Last spring Calvary Baptist Church in Paterson, N.J., faced foreclosure after it was unable to pay its $30,000 per month mortgage.
The strain of possible financial ruin and even shutting the church after 125 years, tested the faith of its congregants and the senior minister, Rev. Dr. Albert Rowe.
"[The bank] filed the papers," Rowe said. "There was a date set for us to have a hearing but I did not think that we would lose the church ... I always had faith that, you want to call it a miracle, or something would happen. I always believed that."
Calvary isn't alone in its financial predicament.
According to real estate watchdog CoStar Group, there's been a dramatic rise in church foreclosures: 200 since 2008, up from just hand full a couple of years before.
According to CoStar's senior real-estate strategist: "It runs the gamut as far as sizes and denominations.
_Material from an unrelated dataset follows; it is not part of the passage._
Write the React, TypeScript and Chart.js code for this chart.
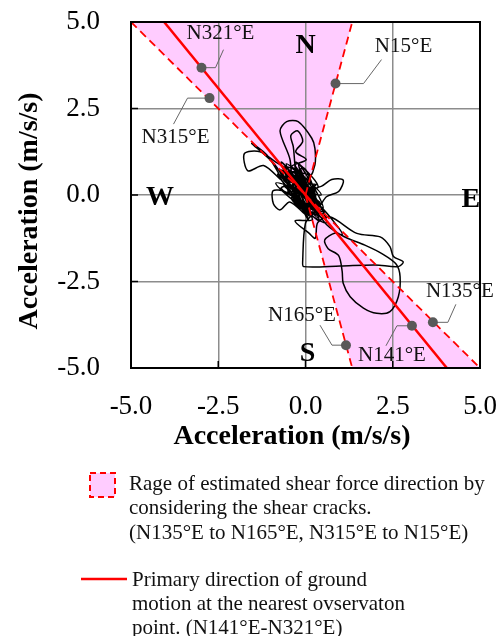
import React, { useEffect, useRef } from "react";
import { Chart, registerables } from "chart.js";

Chart.register(...registerables);

// ---- axis ticks ----
const xTicks = [-5, -2.5, 0, 2.5, 5];
const yTicks = [-5, -2.5, 0, 2.5, 5];

// ---- shaded ranges of estimated shear force direction ----
const upperWedgeX = [0, -5, 1.34, 0];
const upperWedgeY = [0, 5, 5, 0];
const lowerWedgeX = [0, 5, 1.34, 0];
const lowerWedgeY = [0, -5, -5, 0];

// ---- direction lines ----
const primaryX = [-4.05, 4.05];
const primaryY = [5, -5];
const dash315X = [-5, 0];
const dash315Y = [5, 0];
const dash15X = [0, 1.34];
const dash15Y = [0, 5];
const dash135X = [0, 5];
const dash135Y = [0, -5];
const dash165X = [0, 1.34];
const dash165Y = [0, -5];

// ---- labelled markers ----
const markerLabels = ["N321°E", "N315°E", "N15°E", "N135°E", "N141°E", "N165°E"];
const markerX = [-2.98, -2.75, 0.86, 3.65, 3.05, 1.16];
const markerY = [3.68, 2.8, 3.22, -3.68, -3.78, -4.34];

// ---- compass letters ----
const compassLabels = ["N", "W", "E", "S"];
const compassX = [0, -4.17, 4.74, 0.06];
const compassY = [4.3, -0.09, -0.14, -4.6];

// ---- ground motion orbit (m/s/s) ----
const traceX = [
  0.0, 0.18, -0.22, 0.32, -0.38, 0.08, -0.48, 0.26, -0.62, 0.42, -0.12, 0.22, -0.72, 0.05, -0.3, 0.36,
  -0.55, 0.52, -0.25,
  -0.35, 0.22, -0.58, 0.12, -0.28, 0.48, -0.75, 0.02, -0.42, 0.34, -0.18, -0.62, 0.28, -0.05, -0.5,
  0.55, -0.32, 0.08, -0.7, 0.38, -0.12, -0.48, 0.18, -0.26, 0.44, -0.66, 0.0, -0.38, 0.3, -0.15,
  -0.6, 0.1, -0.5, 0.4, -0.8, 0.2, -0.2, 0.5, -0.7, 0.3, -0.4, 0.6, -0.1, -0.6, 0.35, -0.3, 0.15, -0.55,
  0.45, -0.85, 0.25, -0.15, 0.0, -0.45, 0.4, -0.25, 0.2, -0.65, 0.1, -0.35,
  -0.45, -0.73, -0.54, -0.21, 0.18, 0.27, 0.27, 0.1, -0.2, -0.35, -0.42, -0.22,
  -0.08, -0.28, 0.02, -0.4, 0.12, -0.85, -1.3, -1.75, -1.65, -1.2, -0.7, -1.1, -1.54, -0.9, -0.3, 0.45,
  0.75, 1.08, 0.95, 0.6, 0.3, -0.6, -0.93, -0.92, -0.73, -0.45, 0.0, -0.4, 0.2, -0.3, 0.1, 0.28, 0.35,
  0.7, 1.47, 2.14, 2.42, 2.52, 2.8, 2.66, 2.0, 1.0, -0.05, -0.08, 0.0, 0.25, -0.15, 0.4, 0.95, 1.05,
  0.85, 0.55, 0.65, 0.95, 1.05, 1.08, 1.28, 1.66, 2.04, 2.42, 2.66, 2.71, 2.6, 2.2, 1.7, 1.1, 0.6, 0.2,
  -0.3, 0.15, -0.5, 0.05, -0.18, 0.28, -0.1, 0.05,
];
const traceY = [
  0.0, -0.22, 0.28, -0.38, 0.42, 0.02, 0.58, -0.12, 0.28, -0.52, 0.62, 0.12, 0.72, -0.32, 0.95, 0.22,
  0.05, -0.66, 0.36,
  0.55, -0.28, 0.62, -0.05, 0.82, -0.48, 0.55, -0.42, 0.68, -0.58, 0.35, 0.42, -0.18, 0.78, 0.12,
  -0.55, 0.48, -0.72, 0.95, -0.35, 0.22, 0.7, -0.62, 0.05, -0.25, 0.48, 0.45, -0.05, -0.42, 0.62,
  0.8, -0.1, 0.3, -0.2, 0.6, -0.5, 0.9, -0.4, 0.2, 0.3, -0.1, -0.8, 0.5, 0.5, -0.65, 0.7, -0.35, 0.9,
  0.0, 0.35, -0.55, 0.75, 0.25, 0.15, -0.75, 0.55, -0.05, 0.65, -0.6, 0.25,
  1.05, 1.85, 2.12, 2.12, 1.64, 1.35, 0.87, 0.45, 0.15, 1.4, 1.72, 1.85,
  1.55, 1.25, 1.02, 0.82, 0.4, 0.95, 1.25, 1.2, 0.7, 0.85, 0.45, 1.15, 1.49, 0.9, 0.1, 0.25,
  0.45, 0.43, 0.1, -0.05, -0.4, 0.1, 0.12, -0.25, -0.43, -0.2, -0.55, 0.2, -0.7, -0.75, -1.1, -1.25, -0.8,
  -0.63, -1.11, -1.21, -1.49, -1.78, -1.93, -2.07, -2.02, -2.05, -2.07, -1.9, -0.81, -0.45, 0.05, -0.3, -0.95, -1.15,
  -1.1, -1.3, -1.55, -1.75, -2.2, -2.55, -2.94, -3.27, -3.42, -3.37, -2.94, -2.36, -2.0, -1.7, -1.45, -1.2, -0.85, -0.3,
  0.3, 0.55, 0.65, -0.15, 0.48, 0.02, 0.2, 0.0,
];

// ---- legend / titles text ----
const axisTitle = "Acceleration (m/s/s)";
const legendRangeLines = [
  "Rage of estimated shear force direction by",
  "considering the shear cracks.",
  "(N135°E to N165°E, N315°E to N15°E)",
];
const legendPrimaryLines = [
  "Primary direction of ground",
  "motion at the nearest ovservaton",
  "point. (N141°E-N321°E)",
];

const SERIF = "'Liberation Serif', 'Times New Roman', serif";
const PINK = "#FFCCFF";
const RED = "#FF0000";

// leader line geometry (pixel offsets from marker) and label centers
const leaderPaths: number[][][] = [
  [[0, 0], [14, 0], [22, -18]],
  [[0, 0], [-22, 0], [-36, 26]],
  [[0, 0], [28, 0], [46, -24]],
  [[0, 0], [15, 0], [23, -18]],
  [[0, 0], [-15, 0], [-26, 20]],
  [[0, 0], [-14, 0], [-26, -20]],
];
const labelOffsets: number[][] = [
  [19, -34],
  [-34, 39],
  [68, -37],
  [27, -31],
  [-20, 30],
  [-44, -30],
];

const pts = (xs: number[], ys: number[]) => xs.map((x, i) => ({ x, y: ys[i] }));

const overlayPlugin = {
  id: "overlay",
  beforeDatasetsDraw(chart: any) {
    const { ctx, scales } = chart;
    const x = scales.x;
    const y = scales.y;
    ctx.save();
    ctx.strokeStyle = "#666666";
    ctx.lineWidth = 1;
    markerX.forEach((mx, i) => {
      const px = x.getPixelForValue(mx);
      const py = y.getPixelForValue(markerY[i]);
      ctx.beginPath();
      leaderPaths[i].forEach(([dx, dy], k) => {
        if (k === 0) ctx.moveTo(px + dx, py + dy);
        else ctx.lineTo(px + dx, py + dy);
      });
      ctx.stroke();
    });
    ctx.restore();
  },
  afterDraw(chart: any) {
    const { ctx, chartArea: a, scales } = chart;
    const x = scales.x;
    const y = scales.y;
    ctx.save();
    // inward tick marks
    ctx.strokeStyle = "#000";
    ctx.lineWidth = 1.5;
    xTicks.forEach((v) => {
      const px = x.getPixelForValue(v);
      ctx.beginPath();
      ctx.moveTo(px, a.bottom);
      ctx.lineTo(px, a.bottom - 7);
      ctx.stroke();
    });
    yTicks.forEach((v) => {
      const py = y.getPixelForValue(v);
      ctx.beginPath();
      ctx.moveTo(a.left, py);
      ctx.lineTo(a.left + 7, py);
      ctx.stroke();
    });
    // frame
    ctx.lineWidth = 2;
    ctx.strokeRect(a.left, a.top, a.right - a.left, a.bottom - a.top);

    // marker labels
    ctx.fillStyle = "#111";
    ctx.font = `21px ${SERIF}`;
    ctx.textAlign = "center";
    ctx.textBaseline = "middle";
    markerLabels.forEach((t, i) => {
      const px = x.getPixelForValue(markerX[i]);
      const py = y.getPixelForValue(markerY[i]);
      ctx.fillText(t, px + labelOffsets[i][0], py + labelOffsets[i][1]);
    });

    // compass letters
    ctx.fillStyle = "#000";
    ctx.font = `bold 28px ${SERIF}`;
    compassLabels.forEach((t, i) => {
      ctx.fillText(t, x.getPixelForValue(compassX[i]), y.getPixelForValue(compassY[i]));
    });

    // axis titles
    ctx.font = `bold 28px ${SERIF}`;
    ctx.fillText(axisTitle, 292, 437);
    ctx.save();
    ctx.translate(30, 211);
    ctx.rotate(-Math.PI / 2);
    ctx.fillText(axisTitle, 0, 0);
    ctx.restore();

    // legend: range box
    ctx.fillStyle = PINK;
    ctx.fillRect(90, 473, 25, 24);
    ctx.strokeStyle = RED;
    ctx.lineWidth = 2;
    ctx.setLineDash([6, 4]);
    ctx.strokeRect(90, 473, 25, 24);
    ctx.setLineDash([]);
    ctx.fillStyle = "#111";
    ctx.font = `21px ${SERIF}`;
    ctx.textAlign = "left";
    legendRangeLines.forEach((t, i) => ctx.fillText(t, 129, 484 + i * 24.5));

    // legend: primary direction line
    ctx.strokeStyle = RED;
    ctx.lineWidth = 2.5;
    ctx.beginPath();
    ctx.moveTo(81, 579);
    ctx.lineTo(127, 579);
    ctx.stroke();
    legendPrimaryLines.forEach((t, i) => ctx.fillText(t, 132, 580 + i * 24));
    ctx.restore();
  },
};

export default function App() {
  const ref = useRef<HTMLCanvasElement | null>(null);

  useEffect(() => {
    if (!ref.current) return;
    const lineDs = (data: any[], color: string, width: number, dash: number[] = []) => ({
      data,
      borderColor: color,
      borderWidth: width,
      borderDash: dash,
      pointRadius: 0,
      fill: false,
      tension: 0,
    });
    const chart = new Chart(ref.current, {
      type: "line",
      data: {
        datasets: [
          {
            data: pts(markerX, markerY),
            showLine: false,
            pointRadius: 5,
            pointBackgroundColor: "#595959",
            pointBorderColor: "#595959",
            borderWidth: 0,
          } as any,
          lineDs(pts(primaryX, primaryY), RED, 2.5),
          lineDs(pts(dash315X, dash315Y), RED, 1.8, [8, 5]),
          lineDs(pts(dash15X, dash15Y), RED, 1.8, [8, 5]),
          lineDs(pts(dash135X, dash135Y), RED, 1.8, [8, 5]),
          lineDs(pts(dash165X, dash165Y), RED, 1.8, [8, 5]),
          {
            data: pts(traceX, traceY),
            borderColor: "#000",
            borderWidth: 1.5,
            pointRadius: 0,
            fill: false,
            tension: 0.3,
          },
          {
            data: pts(upperWedgeX, upperWedgeY),
            borderColor: "transparent",
            borderWidth: 0,
            backgroundColor: PINK,
            pointRadius: 0,
            fill: "shape",
            tension: 0,
          } as any,
          {
            data: pts(lowerWedgeX, lowerWedgeY),
            borderColor: "transparent",
            borderWidth: 0,
            backgroundColor: PINK,
            pointRadius: 0,
            fill: "shape",
            tension: 0,
          } as any,
        ],
      },
      options: {
        responsive: false,
        animation: false,
        events: [],
        layout: { padding: { left: 0, top: 22, right: 19, bottom: 0 } },
        plugins: {
          legend: { display: false },
          tooltip: { enabled: false },
          filler: { drawTime: "beforeDraw" } as any,
        },
        scales: {
          x: {
            type: "linear",
            min: -5,
            max: 5,
            afterFit: (s: any) => {
              s.height = 268;
              s.paddingLeft = 0;
              s.paddingRight = 0;
            },
            afterBuildTicks: (s: any) => {
              s.ticks = xTicks.map((v) => ({ value: v }));
            },
            ticks: {
              padding: 23,
              color: "#000",
              font: { family: SERIF, size: 27 },
              callback: (v: any) => Number(v).toFixed(1),
              maxRotation: 0,
            },
            grid: { color: "#8c8c8c", lineWidth: 1.5, drawTicks: false },
            border: { display: false },
          },
          y: {
            type: "linear",
            min: -5,
            max: 5,
            afterFit: (s: any) => {
              s.width = 131;
              s.paddingTop = 0;
              s.paddingBottom = 0;
            },
            afterBuildTicks: (s: any) => {
              s.ticks = yTicks.map((v) => ({ value: v }));
            },
            ticks: {
              padding: 31,
              color: "#000",
              font: { family: SERIF, size: 27 },
              callback: (v: any) => Number(v).toFixed(1),
            },
            grid: { color: "#8c8c8c", lineWidth: 1.5, drawTicks: false },
            border: { display: false },
          },
        },
      },
      plugins: [overlayPlugin],
    });
    return () => chart.destroy();
  }, []);

  return (
    <div style={{ position: "absolute", left: 0, top: 0, width: 499, height: 636, background: "#fff" }}>
      <canvas ref={ref} width={499} height={636} style={{ display: "block" }} />
    </div>
  );
}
And the economy seems to have hit all churches equally."
But not everyone is seeing gloom and doom.
"When you do the math it sounds like we had a tsunami of church foreclosures," said Simeon May, CEO of the National Association of Church Business Administration. "But when you think about the fact that there are over 300 thousand churches in the country and 200 of them filed for foreclosure, that's very miniscule number."
May points to the success of megachurches like First Baptist Dallas, which just imploded part of a city block back in October 2010, to make room for a $115 million building project.
Also, on the whole, church donations were down just three percent in 2010, May said.
But May also admits there is great disparity among the haves and have not's among houses of worship. Even if a church is not threatened by foreclosure or bankruptcy, some may still struggle financially.
"About half of the churches that we've talked to have reported some staff layoffs which is just really unheard of in the church world," May said. "And even a larger percentage have frozen or reduced staff benefits."
The key factor for a church's financial health is the unemployment rate. Many people support the church in proportion to their income. Reduced income equals reduced giving. No income means no charitable giving.
"If corporations resume hiring and increase the rate of hiring, then the churches will have parishioners who have more money to tithe which will help them pay their mortgages, so really all goes back to the economy," said Chris Macke, Sr., a real estate strategist for CoStar Group.
Pastor Rowe's saving grace was his entire pension. He and several other church members used their personal funds to prevent the church's financial collapse. Its money he's confident will be repaid once the economy improves.
"I just took it out and I really didn't think it was a big deal," Rowe said. "I haven't gotten any of my money back yet, but I'm sure I will get it back."
And that, he says, is ultimately in the hands of a higher power.